**SET EXERCISE**
Pictures are not part of the copy. Give again exactly the lines from the one with "Rebuild this chart" to the one with "import * as", inclusive.

**RECORDS FOR PROCESSING**
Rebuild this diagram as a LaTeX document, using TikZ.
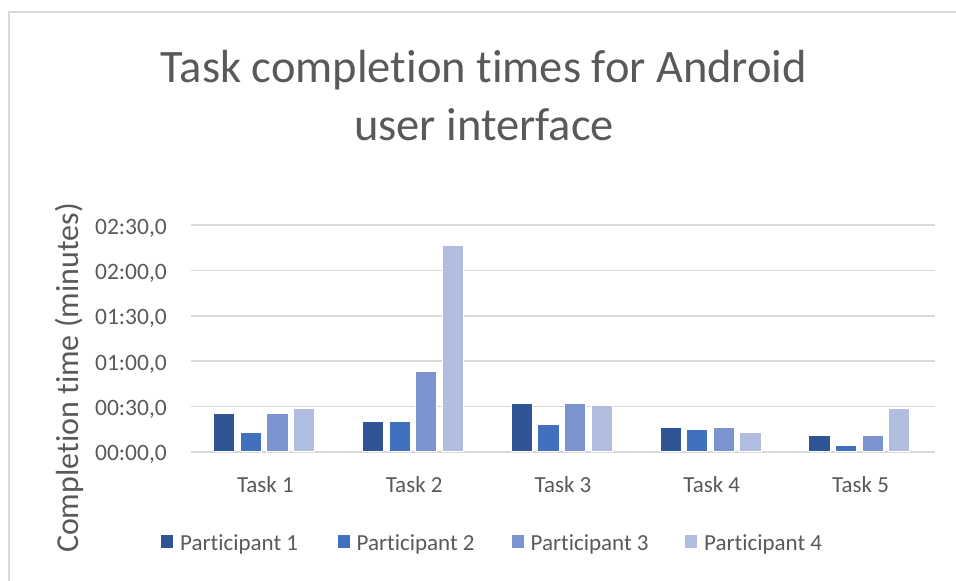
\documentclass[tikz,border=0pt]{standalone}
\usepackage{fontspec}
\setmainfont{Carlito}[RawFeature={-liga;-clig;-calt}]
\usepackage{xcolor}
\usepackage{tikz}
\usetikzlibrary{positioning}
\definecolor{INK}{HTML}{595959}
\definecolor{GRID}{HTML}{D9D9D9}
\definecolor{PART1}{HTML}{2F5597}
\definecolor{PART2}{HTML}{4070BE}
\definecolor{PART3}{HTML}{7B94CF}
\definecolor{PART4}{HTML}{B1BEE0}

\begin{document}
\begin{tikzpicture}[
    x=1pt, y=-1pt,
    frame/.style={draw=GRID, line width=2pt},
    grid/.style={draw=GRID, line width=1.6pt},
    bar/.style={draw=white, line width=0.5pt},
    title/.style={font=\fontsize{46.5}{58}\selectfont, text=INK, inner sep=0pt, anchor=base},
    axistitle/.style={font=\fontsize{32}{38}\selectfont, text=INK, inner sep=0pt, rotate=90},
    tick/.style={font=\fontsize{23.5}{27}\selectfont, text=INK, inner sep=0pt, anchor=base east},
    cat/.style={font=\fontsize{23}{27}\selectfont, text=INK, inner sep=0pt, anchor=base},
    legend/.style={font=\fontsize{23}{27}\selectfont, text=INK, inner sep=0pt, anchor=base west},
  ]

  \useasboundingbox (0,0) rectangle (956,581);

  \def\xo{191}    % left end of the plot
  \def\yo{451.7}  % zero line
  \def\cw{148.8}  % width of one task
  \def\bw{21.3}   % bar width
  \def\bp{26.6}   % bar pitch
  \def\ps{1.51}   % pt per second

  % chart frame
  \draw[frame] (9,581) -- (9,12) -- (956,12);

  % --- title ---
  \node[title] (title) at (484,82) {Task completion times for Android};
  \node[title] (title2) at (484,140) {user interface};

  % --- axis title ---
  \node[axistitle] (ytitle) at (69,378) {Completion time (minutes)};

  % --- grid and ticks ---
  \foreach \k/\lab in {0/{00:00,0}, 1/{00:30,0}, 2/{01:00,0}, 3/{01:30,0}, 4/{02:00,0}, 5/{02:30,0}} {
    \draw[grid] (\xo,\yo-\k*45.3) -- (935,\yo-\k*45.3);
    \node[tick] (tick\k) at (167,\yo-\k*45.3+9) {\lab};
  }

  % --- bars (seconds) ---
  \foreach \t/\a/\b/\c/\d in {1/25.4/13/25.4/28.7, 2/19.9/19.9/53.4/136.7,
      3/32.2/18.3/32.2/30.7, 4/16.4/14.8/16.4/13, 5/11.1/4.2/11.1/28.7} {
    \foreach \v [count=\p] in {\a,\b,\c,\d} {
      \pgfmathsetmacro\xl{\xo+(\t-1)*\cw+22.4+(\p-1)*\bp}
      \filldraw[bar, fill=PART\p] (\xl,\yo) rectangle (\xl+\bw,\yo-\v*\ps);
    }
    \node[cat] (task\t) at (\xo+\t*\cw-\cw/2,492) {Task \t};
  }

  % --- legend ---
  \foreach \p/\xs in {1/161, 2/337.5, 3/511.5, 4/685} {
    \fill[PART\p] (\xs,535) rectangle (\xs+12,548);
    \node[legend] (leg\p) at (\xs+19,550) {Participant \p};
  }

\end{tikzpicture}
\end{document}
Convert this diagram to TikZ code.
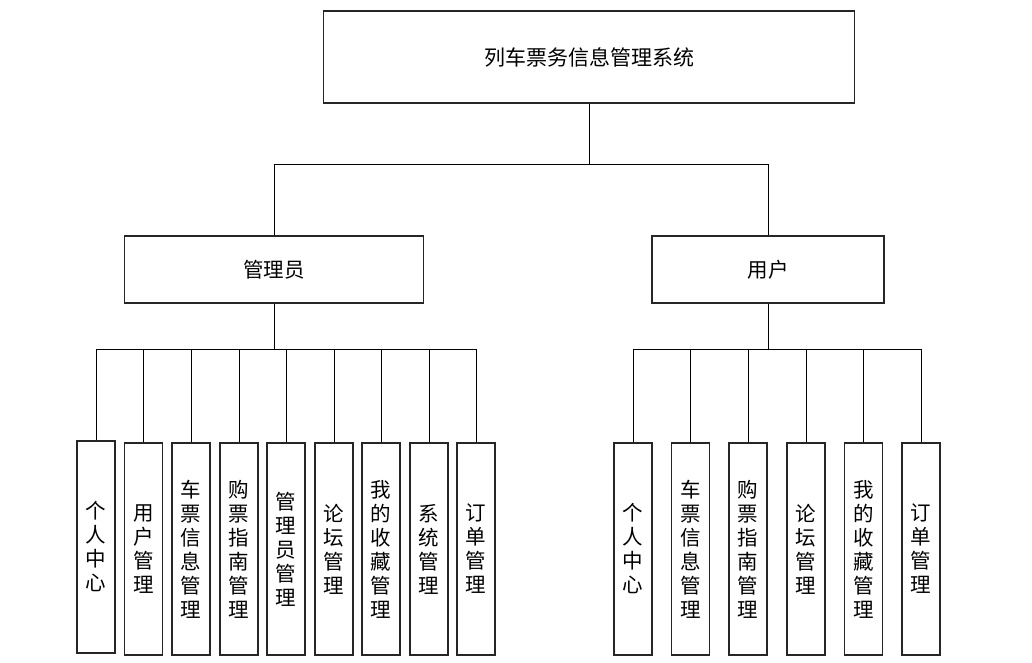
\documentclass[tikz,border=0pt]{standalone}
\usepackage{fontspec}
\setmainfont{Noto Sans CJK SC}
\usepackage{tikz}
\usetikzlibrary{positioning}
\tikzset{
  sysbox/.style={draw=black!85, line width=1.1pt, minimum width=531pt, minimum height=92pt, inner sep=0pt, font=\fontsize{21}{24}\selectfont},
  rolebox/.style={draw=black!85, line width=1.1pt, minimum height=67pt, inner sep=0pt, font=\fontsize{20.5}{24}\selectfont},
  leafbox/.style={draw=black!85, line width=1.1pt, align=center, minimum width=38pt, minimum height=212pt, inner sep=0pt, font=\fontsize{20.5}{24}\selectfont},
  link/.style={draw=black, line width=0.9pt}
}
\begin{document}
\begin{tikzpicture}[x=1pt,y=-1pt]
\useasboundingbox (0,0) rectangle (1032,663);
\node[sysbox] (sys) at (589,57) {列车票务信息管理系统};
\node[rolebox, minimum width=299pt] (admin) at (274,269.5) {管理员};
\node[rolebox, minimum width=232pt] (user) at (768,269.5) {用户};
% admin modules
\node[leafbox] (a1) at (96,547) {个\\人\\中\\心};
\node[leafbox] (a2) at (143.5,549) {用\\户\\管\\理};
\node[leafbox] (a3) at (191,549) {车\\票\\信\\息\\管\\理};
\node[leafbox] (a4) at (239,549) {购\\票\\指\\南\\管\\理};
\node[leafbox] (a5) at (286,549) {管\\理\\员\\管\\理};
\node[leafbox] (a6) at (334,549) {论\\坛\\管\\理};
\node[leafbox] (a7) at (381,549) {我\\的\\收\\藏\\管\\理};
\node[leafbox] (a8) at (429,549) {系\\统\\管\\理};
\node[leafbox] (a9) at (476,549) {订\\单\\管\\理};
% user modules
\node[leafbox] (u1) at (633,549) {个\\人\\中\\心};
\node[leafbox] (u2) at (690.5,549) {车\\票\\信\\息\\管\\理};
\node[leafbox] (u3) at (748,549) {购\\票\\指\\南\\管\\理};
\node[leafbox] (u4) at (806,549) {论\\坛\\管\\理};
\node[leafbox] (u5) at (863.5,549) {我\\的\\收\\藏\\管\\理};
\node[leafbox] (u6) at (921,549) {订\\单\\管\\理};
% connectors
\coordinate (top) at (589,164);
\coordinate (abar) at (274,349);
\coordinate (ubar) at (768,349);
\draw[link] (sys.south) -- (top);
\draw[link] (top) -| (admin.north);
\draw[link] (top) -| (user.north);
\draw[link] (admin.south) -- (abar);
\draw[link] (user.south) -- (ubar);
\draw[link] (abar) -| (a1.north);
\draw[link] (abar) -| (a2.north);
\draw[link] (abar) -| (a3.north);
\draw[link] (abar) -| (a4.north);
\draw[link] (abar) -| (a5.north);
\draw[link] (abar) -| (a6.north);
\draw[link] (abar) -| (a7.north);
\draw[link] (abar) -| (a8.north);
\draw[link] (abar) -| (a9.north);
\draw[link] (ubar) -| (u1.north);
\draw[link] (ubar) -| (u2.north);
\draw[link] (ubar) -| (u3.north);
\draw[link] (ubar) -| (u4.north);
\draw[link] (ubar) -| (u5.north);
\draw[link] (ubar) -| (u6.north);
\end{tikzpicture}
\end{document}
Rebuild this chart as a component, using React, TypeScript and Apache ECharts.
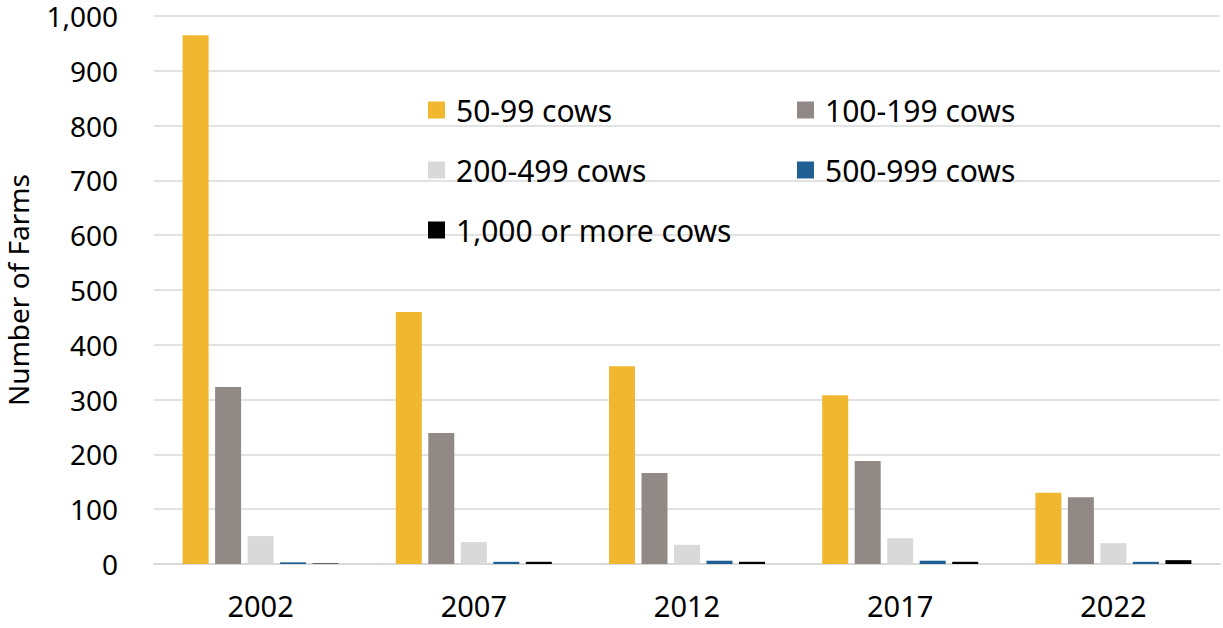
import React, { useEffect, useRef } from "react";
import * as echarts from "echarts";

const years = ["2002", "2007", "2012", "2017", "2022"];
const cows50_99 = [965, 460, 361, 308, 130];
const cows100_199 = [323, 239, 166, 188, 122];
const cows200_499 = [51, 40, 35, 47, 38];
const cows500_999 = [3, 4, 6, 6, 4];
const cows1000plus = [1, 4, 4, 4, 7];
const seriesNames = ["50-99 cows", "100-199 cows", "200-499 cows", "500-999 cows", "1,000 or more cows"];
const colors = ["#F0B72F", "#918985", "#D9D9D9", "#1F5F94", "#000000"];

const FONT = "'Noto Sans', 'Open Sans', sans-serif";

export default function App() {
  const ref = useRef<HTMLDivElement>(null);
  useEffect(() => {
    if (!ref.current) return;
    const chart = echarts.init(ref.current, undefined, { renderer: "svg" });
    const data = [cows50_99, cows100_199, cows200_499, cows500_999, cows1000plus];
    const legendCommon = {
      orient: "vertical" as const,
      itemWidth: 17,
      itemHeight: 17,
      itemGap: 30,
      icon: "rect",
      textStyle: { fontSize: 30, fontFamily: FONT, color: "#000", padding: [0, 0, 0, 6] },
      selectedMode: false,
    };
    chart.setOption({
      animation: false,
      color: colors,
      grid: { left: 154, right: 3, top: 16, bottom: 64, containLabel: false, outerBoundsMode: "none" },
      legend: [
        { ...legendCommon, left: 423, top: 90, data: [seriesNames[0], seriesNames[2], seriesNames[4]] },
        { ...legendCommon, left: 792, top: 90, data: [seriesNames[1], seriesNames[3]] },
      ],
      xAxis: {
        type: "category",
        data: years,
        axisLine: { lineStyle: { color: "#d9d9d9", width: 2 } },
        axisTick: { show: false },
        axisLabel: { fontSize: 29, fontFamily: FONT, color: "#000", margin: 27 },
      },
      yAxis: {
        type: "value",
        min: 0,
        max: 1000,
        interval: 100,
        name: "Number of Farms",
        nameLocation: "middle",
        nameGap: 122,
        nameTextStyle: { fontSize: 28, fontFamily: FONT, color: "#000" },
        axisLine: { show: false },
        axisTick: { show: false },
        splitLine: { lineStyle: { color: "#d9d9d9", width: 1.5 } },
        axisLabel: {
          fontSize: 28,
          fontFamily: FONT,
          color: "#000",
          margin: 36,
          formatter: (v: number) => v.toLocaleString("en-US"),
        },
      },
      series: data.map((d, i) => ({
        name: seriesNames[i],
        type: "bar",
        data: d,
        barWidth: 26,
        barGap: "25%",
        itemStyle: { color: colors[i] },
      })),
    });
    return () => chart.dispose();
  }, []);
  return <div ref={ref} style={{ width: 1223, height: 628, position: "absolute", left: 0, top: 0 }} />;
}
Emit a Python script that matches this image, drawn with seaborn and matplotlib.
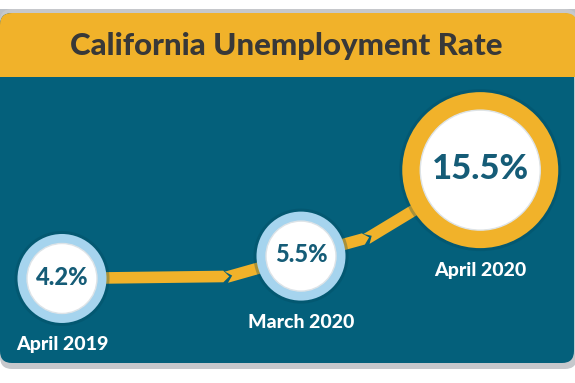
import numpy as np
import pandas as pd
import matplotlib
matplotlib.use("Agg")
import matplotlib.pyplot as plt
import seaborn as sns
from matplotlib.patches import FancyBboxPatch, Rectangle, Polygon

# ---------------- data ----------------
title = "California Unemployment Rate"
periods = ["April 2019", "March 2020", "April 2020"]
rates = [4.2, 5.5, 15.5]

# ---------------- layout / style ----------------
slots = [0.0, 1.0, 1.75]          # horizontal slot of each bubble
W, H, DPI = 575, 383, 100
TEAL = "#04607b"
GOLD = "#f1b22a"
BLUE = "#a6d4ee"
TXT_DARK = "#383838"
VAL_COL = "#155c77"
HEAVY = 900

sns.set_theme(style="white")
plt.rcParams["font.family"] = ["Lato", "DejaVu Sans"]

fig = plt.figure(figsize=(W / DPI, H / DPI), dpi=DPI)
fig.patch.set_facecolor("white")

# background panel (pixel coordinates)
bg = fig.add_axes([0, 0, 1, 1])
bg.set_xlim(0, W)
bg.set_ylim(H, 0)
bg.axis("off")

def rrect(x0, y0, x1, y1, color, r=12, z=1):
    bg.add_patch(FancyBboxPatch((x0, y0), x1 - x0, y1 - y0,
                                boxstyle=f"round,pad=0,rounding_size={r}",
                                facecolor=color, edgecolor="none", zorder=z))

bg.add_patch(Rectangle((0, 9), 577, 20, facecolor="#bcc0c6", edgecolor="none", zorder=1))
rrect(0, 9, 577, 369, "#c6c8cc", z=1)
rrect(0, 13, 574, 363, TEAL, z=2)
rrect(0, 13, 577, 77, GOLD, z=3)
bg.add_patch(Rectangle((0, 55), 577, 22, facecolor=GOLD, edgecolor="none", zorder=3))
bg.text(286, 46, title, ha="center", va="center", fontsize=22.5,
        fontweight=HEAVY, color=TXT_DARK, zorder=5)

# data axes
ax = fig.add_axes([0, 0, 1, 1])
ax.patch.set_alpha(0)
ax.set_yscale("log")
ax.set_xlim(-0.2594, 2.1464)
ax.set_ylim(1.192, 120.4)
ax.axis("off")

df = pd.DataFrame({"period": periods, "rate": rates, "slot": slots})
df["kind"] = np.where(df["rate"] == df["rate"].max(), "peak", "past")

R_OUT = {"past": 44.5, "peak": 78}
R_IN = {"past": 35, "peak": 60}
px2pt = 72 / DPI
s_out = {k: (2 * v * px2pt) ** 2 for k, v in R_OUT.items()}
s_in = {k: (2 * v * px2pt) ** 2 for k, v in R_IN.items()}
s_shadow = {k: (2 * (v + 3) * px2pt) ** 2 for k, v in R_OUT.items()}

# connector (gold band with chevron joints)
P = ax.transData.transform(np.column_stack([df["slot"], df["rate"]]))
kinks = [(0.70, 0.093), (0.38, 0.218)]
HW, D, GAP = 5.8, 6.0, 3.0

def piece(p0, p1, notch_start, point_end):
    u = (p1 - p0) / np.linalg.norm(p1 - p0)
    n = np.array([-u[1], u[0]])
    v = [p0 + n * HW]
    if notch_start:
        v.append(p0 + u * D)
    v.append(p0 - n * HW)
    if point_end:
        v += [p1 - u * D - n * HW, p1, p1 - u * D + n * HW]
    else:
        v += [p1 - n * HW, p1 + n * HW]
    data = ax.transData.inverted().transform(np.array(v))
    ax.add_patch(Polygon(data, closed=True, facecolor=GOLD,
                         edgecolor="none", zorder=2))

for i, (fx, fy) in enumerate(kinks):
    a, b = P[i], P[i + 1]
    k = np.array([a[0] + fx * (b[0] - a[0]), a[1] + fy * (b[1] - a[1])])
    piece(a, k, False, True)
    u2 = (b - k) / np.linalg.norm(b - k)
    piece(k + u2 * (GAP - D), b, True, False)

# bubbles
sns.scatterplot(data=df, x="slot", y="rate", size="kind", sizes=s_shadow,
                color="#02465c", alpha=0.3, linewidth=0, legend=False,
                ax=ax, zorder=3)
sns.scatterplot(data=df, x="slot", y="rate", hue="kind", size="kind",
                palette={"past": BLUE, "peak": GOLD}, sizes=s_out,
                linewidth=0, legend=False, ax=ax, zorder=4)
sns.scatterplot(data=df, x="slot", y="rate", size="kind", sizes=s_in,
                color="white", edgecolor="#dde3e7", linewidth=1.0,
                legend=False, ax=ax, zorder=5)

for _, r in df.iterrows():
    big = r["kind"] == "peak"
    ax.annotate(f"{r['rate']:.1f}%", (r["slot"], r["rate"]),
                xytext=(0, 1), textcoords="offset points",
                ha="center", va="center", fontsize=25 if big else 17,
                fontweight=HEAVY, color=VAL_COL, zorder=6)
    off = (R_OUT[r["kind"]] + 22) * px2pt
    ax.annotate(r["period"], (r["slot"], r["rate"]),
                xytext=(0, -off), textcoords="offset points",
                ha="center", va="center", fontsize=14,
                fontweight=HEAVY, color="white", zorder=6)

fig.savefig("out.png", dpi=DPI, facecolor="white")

**RIGHT ANSWER**
Rebuild this chart as a component, using React, TypeScript and Apache ECharts.
import React, { useEffect, useRef } from "react";
import * as echarts from "echarts";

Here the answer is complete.